Return each line of the listing below, unchanged, and omit the images.

■ **Stored data**
□ □ □ □ □ □ □
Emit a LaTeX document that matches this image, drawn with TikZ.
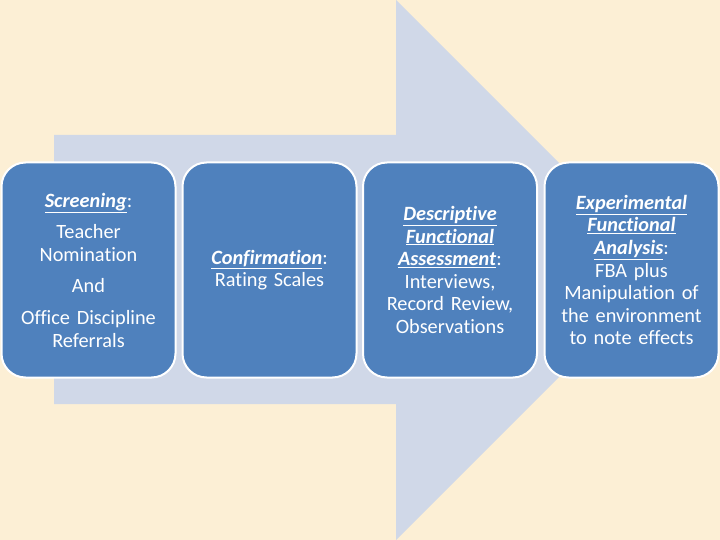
\documentclass[tikz,border=0pt]{standalone}
\usepackage{fontspec}
\setmainfont{Carlito}[Ligatures=NoCommon]
\definecolor{parchment}{HTML}{FCEFD5}
\definecolor{shaftblue}{HTML}{D0D8E8}
\definecolor{boxblue}{HTML}{4F81BD}
\def\term#1{\underline{\textbf{\textit{#1}}}}

\begin{document}
\begin{tikzpicture}[x=1pt,y=-1pt,
  stage/.style={draw=white,line width=2pt,fill=boxblue,rounded corners=24pt,
    minimum width=174pt,minimum height=215pt,text width=170pt,inner sep=1pt,
    text=white,align=center,font=\fontsize{20.3pt}{22.6pt}\selectfont}]
\fill[parchment] (0,0) rectangle (720,540);
\useasboundingbox (0,0) rectangle (720,540);
% big arrow behind the boxes
\fill[shaftblue] (54,135) -- (396,135) -- (396,0) -- (666,270)
  -- (396,540) -- (396,404) -- (54,404) -- cycle;
\coordinate (C0) at (88.5,270);
\coordinate (C1) at (269.5,270);
\coordinate (C2) at (450,270);
\coordinate (C3) at (631.5,270);
\node[stage] (screen) at (C0) {\term{Screening}:\\[9pt]
  Teacher\\Nomination\\[9pt]And\\[9pt]Office Discipline\\Referrals};
\node[stage] (confirm) at (C1) {\term{Confirmation}:\\Rating Scales};
\node[stage] (describe) at (C2) {\term{Descriptive}\\\term{Functional}\\
  \term{Assessment}:\\Interviews,\\Record Review,\\Observations};
\node[stage] (experiment) at (C3) {\term{Experimental}\\\term{Functional}\\
  \term{Analysis}:\\FBA plus\\Manipulation of\\the environment\\to note effects};
\end{tikzpicture}
\end{document}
□ □ □ □ □ □ □
■ **Answer for the task**
Emit a LaTeX document that matches this image, drawn with TikZ.
\documentclass[tikz,border=0pt]{standalone}
\usepackage{fontspec}
\setmainfont{Carlito}[Ligatures=NoCommon]
\definecolor{parchment}{HTML}{FCEFD5}
\definecolor{shaftblue}{HTML}{D0D8E8}
\definecolor{boxblue}{HTML}{4F81BD}
\def\term#1{\underline{\textbf{\textit{#1}}}}

\begin{document}
\begin{tikzpicture}[x=1pt,y=-1pt,
  stage/.style={draw=white,line width=2pt,fill=boxblue,rounded corners=24pt,
    minimum width=174pt,minimum height=215pt,text width=170pt,inner sep=1pt,
    text=white,align=center,font=\fontsize{20.3pt}{22.6pt}\selectfont}]
\fill[parchment] (0,0) rectangle (720,540);
\useasboundingbox (0,0) rectangle (720,540);
% big arrow behind the boxes
\fill[shaftblue] (54,135) -- (396,135) -- (396,0) -- (666,270)
  -- (396,540) -- (396,404) -- (54,404) -- cycle;
\coordinate (C0) at (88.5,270);
\coordinate (C1) at (269.5,270);
\coordinate (C2) at (450,270);
\coordinate (C3) at (631.5,270);
\node[stage] (screen) at (C0) {\term{Screening}:\\[9pt]
  Teacher\\Nomination\\[9pt]And\\[9pt]Office Discipline\\Referrals};
\node[stage] (confirm) at (C1) {\term{Confirmation}:\\Rating Scales};
\node[stage] (describe) at (C2) {\term{Descriptive}\\\term{Functional}\\
  \term{Assessment}:\\Interviews,\\Record Review,\\Observations};
\node[stage] (experiment) at (C3) {\term{Experimental}\\\term{Functional}\\
  \term{Analysis}:\\FBA plus\\Manipulation of\\the environment\\to note effects};
\end{tikzpicture}
\end{document}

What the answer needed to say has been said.